Elizabeth Prentiss: Biography

Elizabeth Prentiss is best known today as the author of Stepping Heavenward, a story of a young woman’s journey to godliness. She was also wrote the lyrics for the hymn, “More Love to Thee, O Christ.” She was born in 1818, and she died in 1878. 

Elizabeth Prentiss: Family Background 

Elizabeth was born in Portland, Maine. Maine was then a district of Massachusetts, and Portland was its chief town and seaport, distinguished for the beauty of its location, its social refinement, and all the best characteristics of New England character. Not a few of the early settlers had come from Cape Cod and other parts of Massachusetts, and the blood of the Pilgrim fathers ran in their veins. Among its leading citizens at that time were men eminent for private and public virtue, and some of whom became still more widely known—either because of their own influence or because of their gifted children.

 Elizabeth Prentiss was the youngest daughter of Edward Payson, a famous minister and revival preacher. For more than half of a century, the name of Edward Payson had been a household word among the churches of New England and beyond. Edward Payson came from very old Puritan stock, and from a family noted for the numbers of ministers it produced for over two centuries.

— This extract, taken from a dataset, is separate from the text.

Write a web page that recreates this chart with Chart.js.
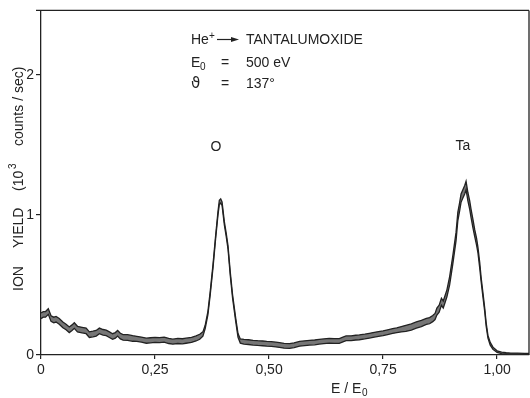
<!DOCTYPE html>
<html>
<head>
<meta charset="utf-8">
<script src="https://cdn.jsdelivr.net/npm/chart.js@4.4.1/dist/chart.umd.min.js"></script>
<style>
  html, body { margin: 0; padding: 0; background: #fff; }
  #wrap { width: 530px; height: 398px; position: relative; }
</style>
</head>
<body>
<div id="wrap"><canvas id="spectrum"></canvas></div>
<script>
// energy ratio E/E0
const energyRatio = [
  0.000, 0.005, 0.010, 0.016, 0.022, 0.028, 0.033, 0.040, 0.048, 0.055,
  0.062, 0.068, 0.073, 0.080, 0.090, 0.099, 0.106, 0.114, 0.121, 0.128,
  0.136, 0.143, 0.150, 0.157, 0.163, 0.168, 0.174, 0.180, 0.190, 0.201,
  0.210, 0.220, 0.231, 0.240, 0.250, 0.260, 0.270, 0.280, 0.289, 0.300,
  0.310, 0.318, 0.330, 0.340, 0.348, 0.355, 0.360, 0.366, 0.371, 0.377,
  0.383, 0.388, 0.391, 0.394, 0.397, 0.402, 0.406, 0.410, 0.415, 0.420,
  0.427, 0.432, 0.437, 0.445, 0.455, 0.465, 0.475, 0.486, 0.495, 0.505,
  0.515, 0.523, 0.533, 0.545, 0.555, 0.567, 0.578, 0.589, 0.600, 0.610,
  0.620, 0.632, 0.643, 0.654, 0.662, 0.669, 0.680, 0.690, 0.698, 0.710,
  0.720, 0.728, 0.740, 0.750, 0.760, 0.771, 0.780, 0.790, 0.800, 0.812,
  0.823, 0.834, 0.845, 0.852, 0.859, 0.864, 0.868, 0.873, 0.878, 0.882,
  0.886, 0.890, 0.896, 0.903, 0.910, 0.914, 0.918, 0.921, 0.925, 0.929,
  0.932, 0.936, 0.940, 0.943, 0.947, 0.951, 0.955, 0.958, 0.962, 0.965,
  0.969, 0.973, 0.976, 0.980, 0.985, 0.991, 1.000, 1.010, 1.020, 1.030,
  1.045, 1.060, 1.070
];

// ion yield, lower edge of the recorded trace (10^3 counts/sec)
const yieldLower = [
  0.260, 0.270, 0.270, 0.290, 0.240, 0.230, 0.235, 0.220, 0.195, 0.180,
  0.160, 0.175, 0.190, 0.165, 0.158, 0.152, 0.125, 0.130, 0.135, 0.152,
  0.142, 0.138, 0.125, 0.112, 0.120, 0.135, 0.115, 0.106, 0.105, 0.098,
  0.097, 0.092, 0.084, 0.087, 0.090, 0.088, 0.092, 0.082, 0.077, 0.082,
  0.080, 0.084, 0.090, 0.100, 0.112, 0.135, 0.188, 0.288, 0.428, 0.618,
  0.833, 0.998, 1.075, 1.085, 1.068, 0.928, 0.848, 0.758, 0.568, 0.408,
  0.238, 0.127, 0.085, 0.078, 0.075, 0.071, 0.068, 0.066, 0.063, 0.061,
  0.058, 0.054, 0.049, 0.047, 0.053, 0.063, 0.067, 0.071, 0.073, 0.078,
  0.081, 0.085, 0.083, 0.083, 0.093, 0.102, 0.103, 0.107, 0.109, 0.115,
  0.121, 0.126, 0.133, 0.138, 0.146, 0.154, 0.159, 0.165, 0.168, 0.178,
  0.192, 0.203, 0.218, 0.223, 0.238, 0.253, 0.285, 0.305, 0.355, 0.335,
  0.375, 0.415, 0.500, 0.650, 0.815, 0.960, 1.030, 1.090, 1.120, 1.150,
  1.180, 1.100, 1.040, 0.980, 0.910, 0.845, 0.785, 0.730, 0.620, 0.525,
  0.415, 0.308, 0.208, 0.120, 0.070, 0.040, 0.018, 0.010, 0.008, 0.006,
  0.006, 0.005, 0.005
];

// ion yield, upper edge of the recorded trace (10^3 counts/sec)
const yieldUpper = [
  0.300, 0.310, 0.310, 0.330, 0.280, 0.270, 0.275, 0.260, 0.235, 0.220,
  0.200, 0.215, 0.230, 0.205, 0.198, 0.192, 0.165, 0.170, 0.175, 0.192,
  0.182, 0.178, 0.165, 0.152, 0.160, 0.175, 0.155, 0.146, 0.145, 0.138,
  0.133, 0.128, 0.120, 0.123, 0.126, 0.124, 0.128, 0.118, 0.113, 0.118,
  0.116, 0.120, 0.126, 0.136, 0.148, 0.165, 0.212, 0.312, 0.452, 0.642,
  0.857, 1.022, 1.105, 1.115, 1.092, 0.952, 0.872, 0.782, 0.592, 0.432,
  0.262, 0.153, 0.115, 0.112, 0.109, 0.105, 0.102, 0.100, 0.097, 0.095,
  0.092, 0.088, 0.083, 0.081, 0.087, 0.097, 0.101, 0.105, 0.107, 0.112,
  0.115, 0.119, 0.117, 0.117, 0.127, 0.136, 0.137, 0.141, 0.143, 0.149,
  0.155, 0.160, 0.167, 0.172, 0.180, 0.188, 0.193, 0.203, 0.212, 0.222,
  0.236, 0.247, 0.262, 0.267, 0.282, 0.297, 0.335, 0.355, 0.405, 0.385,
  0.425, 0.465, 0.560, 0.710, 0.875, 1.020, 1.090, 1.150, 1.180, 1.210,
  1.240, 1.160, 1.100, 1.040, 0.970, 0.895, 0.835, 0.770, 0.660, 0.555,
  0.445, 0.332, 0.232, 0.140, 0.090, 0.056, 0.030, 0.020, 0.016, 0.014,
  0.014, 0.011, 0.011
];

const xTickValues = [0, 0.25, 0.5, 0.75, 1.0];
const xTickLabels = ["0", "0,25", "0,50", "0,75", "1,00"];
const yTickValues = [0, 1, 2];
const yTickLabels = ["0", "1", "2"];

const ink = "#222";
const font = "Liberation Sans, Arial, sans-serif";

const toPoints = (ys) => energyRatio.map((x, i) => ({ x: x, y: ys[i] }));

// frame, peak labels and the measurement notes
const annotations = {
  id: "annotations",
  afterDraw(chart) {
    const { ctx, chartArea: a } = chart;
    ctx.save();
    ctx.strokeStyle = ink;
    ctx.lineWidth = 1.3;
    ctx.beginPath();
    ctx.moveTo(36, a.top);
    ctx.lineTo(a.right, a.top);
    ctx.moveTo(a.right, a.top);
    ctx.lineTo(a.right, a.bottom);
    ctx.stroke();

    ctx.fillStyle = ink;
    ctx.textBaseline = "alphabetic";

    // peak labels
    ctx.font = "14px " + font;
    ctx.textAlign = "center";
    ctx.fillText("O", 216, 151);
    ctx.fillText("Ta", 463, 150);

    // reaction line
    ctx.textAlign = "left";
    ctx.font = "14px " + font;
    ctx.fillText("He", 191, 44);
    ctx.font = "10px " + font;
    ctx.fillText("+", 209, 39);
    ctx.beginPath();
    ctx.lineWidth = 1.2;
    ctx.moveTo(217, 39.5);
    ctx.lineTo(233, 39.5);
    ctx.stroke();
    ctx.beginPath();
    ctx.moveTo(231, 37);
    ctx.lineTo(239, 39.5);
    ctx.lineTo(231, 42);
    ctx.closePath();
    ctx.fill();
    ctx.font = "14px " + font;
    ctx.fillText("TANTALUMOXIDE", 246, 44);

    // primary energy
    ctx.fillText("E", 191, 67);
    ctx.font = "10px " + font;
    ctx.fillText("0", 200, 70);
    ctx.font = "14px " + font;
    ctx.textAlign = "center";
    ctx.fillText("=", 225, 67);
    ctx.textAlign = "left";
    ctx.fillText("500 eV", 246, 67);

    // scattering angle
    ctx.font = "15px DejaVu Sans, " + font;
    ctx.fillText("\u03D1", 191, 88);
    ctx.font = "14px " + font;
    ctx.textAlign = "center";
    ctx.fillText("=", 225, 88);
    ctx.textAlign = "left";
    ctx.fillText("137\u00B0", 246, 88);

    // x axis title
    ctx.font = "14px " + font;
    ctx.fillText("E / E", 331, 393);
    ctx.font = "10px " + font;
    ctx.fillText("0", 362, 396);

    // y axis title, rotated
    ctx.translate(23, 0);
    ctx.rotate(-Math.PI / 2);
    ctx.font = "14px " + font;
    ctx.fillText("ION", -291, 0);
    ctx.fillText("YIELD", -248, 0);
    ctx.fillText("(10", -191, 0);
    ctx.font = "10px " + font;
    ctx.fillText("3", -169, -7);
    ctx.font = "14px " + font;
    ctx.fillText("counts / sec)", -146, 0);
    ctx.restore();
  }
};

new Chart(document.getElementById("spectrum"), {
  type: "line",
  data: {
    datasets: [
      {
        label: "lower",
        data: toPoints(yieldLower),
        borderColor: ink,
        borderWidth: 1.3,
        pointRadius: 0,
        fill: false,
        tension: 0,
      },
      {
        label: "upper",
        data: toPoints(yieldUpper),
        borderColor: ink,
        borderWidth: 1.3,
        pointRadius: 0,
        fill: "-1",
        backgroundColor: "#767676",
        tension: 0,
      },
    ],
  },
  options: {
    responsive: true,
    maintainAspectRatio: false,
    animation: false,
    events: [],
    layout: { padding: { top: 10, right: 1, left: 0, bottom: 0 } },
    plugins: {
      legend: { display: false },
      tooltip: { enabled: false },
    },
    scales: {
      x: {
        type: "linear",
        min: 0,
        max: 1.07,
        afterFit: (s) => { s.height = 43; },
        afterBuildTicks: (s) => { s.ticks = xTickValues.map((v) => ({ value: v })); },
        border: { display: true, color: ink, width: 1.3 },
        grid: { drawOnChartArea: false, drawTicks: true, tickLength: 4, color: ink, lineWidth: 1.2 },
        ticks: {
          autoSkip: false,
          maxRotation: 0,
          padding: 3,
          color: ink,
          font: { family: font, size: 14 },
          callback: (v, i) => xTickLabels[i],
        },
      },
      y: {
        type: "linear",
        min: 0,
        max: 2.46,
        afterFit: (s) => { s.width = 41; },
        afterBuildTicks: (s) => { s.ticks = yTickValues.map((v) => ({ value: v })); },
        border: { display: true, color: ink, width: 1.3 },
        grid: { drawOnChartArea: false, drawTicks: true, tickLength: 5, color: ink, lineWidth: 1.2 },
        ticks: {
          autoSkip: false,
          padding: 2,
          color: ink,
          font: { family: font, size: 14 },
          callback: (v, i) => yTickLabels[i],
        },
      },
    },
  },
  plugins: [annotations],
});
</script>
</body>
</html>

Elizabeth Prentiss: Youthful Years

 Elizabeth showed exceptional gifts at a young age, and she began writing children’s stories when she was still in her teens. As a young woman, she published some of her children’s stories and poems in a Christian magazine called The Youth’s Companion. When she was twenty, she opened a small girls’ school in her parents’ home, and she also began teaching a Sunday school class. When she was twenty-two, Elizabeth Prentiss became a director at a girls’ boarding school.

When Elizabeth was 27, she married George Prentiss, the brother of one of her best friends. She and her husband made their home in New Bedford, MA, where George became a pastor of one of the local churches.

Challenges and Triumphs

Elizabeth Prentiss was no stranger to suffering. In her thirties, she lost both her second child and her fourth child – all in the span of just three months. She struggled with poor health for most of her life.

Rather than feeling sorry for herself, Elizabeth used life’s trials as a spiritually strengthening tool and to give her empathy for the sufferings of others. She was an angel of strength and consolation to many others who were undergoing trials.

Elizabeth Prentiss continued writing throughout much of her life. She wrote over twenty books, including the spiritual classic, Stepping Heavenward, which was published in 1869. She also wrote letters, poems, and lyrics to hymns.

Elizabeth died in 1878, at the age of sixty. After her death, her husband published a biography of her, together with a collection of her letters. He did this to fulfill his wife’s wish that her sufferings could be used for the comfort of others.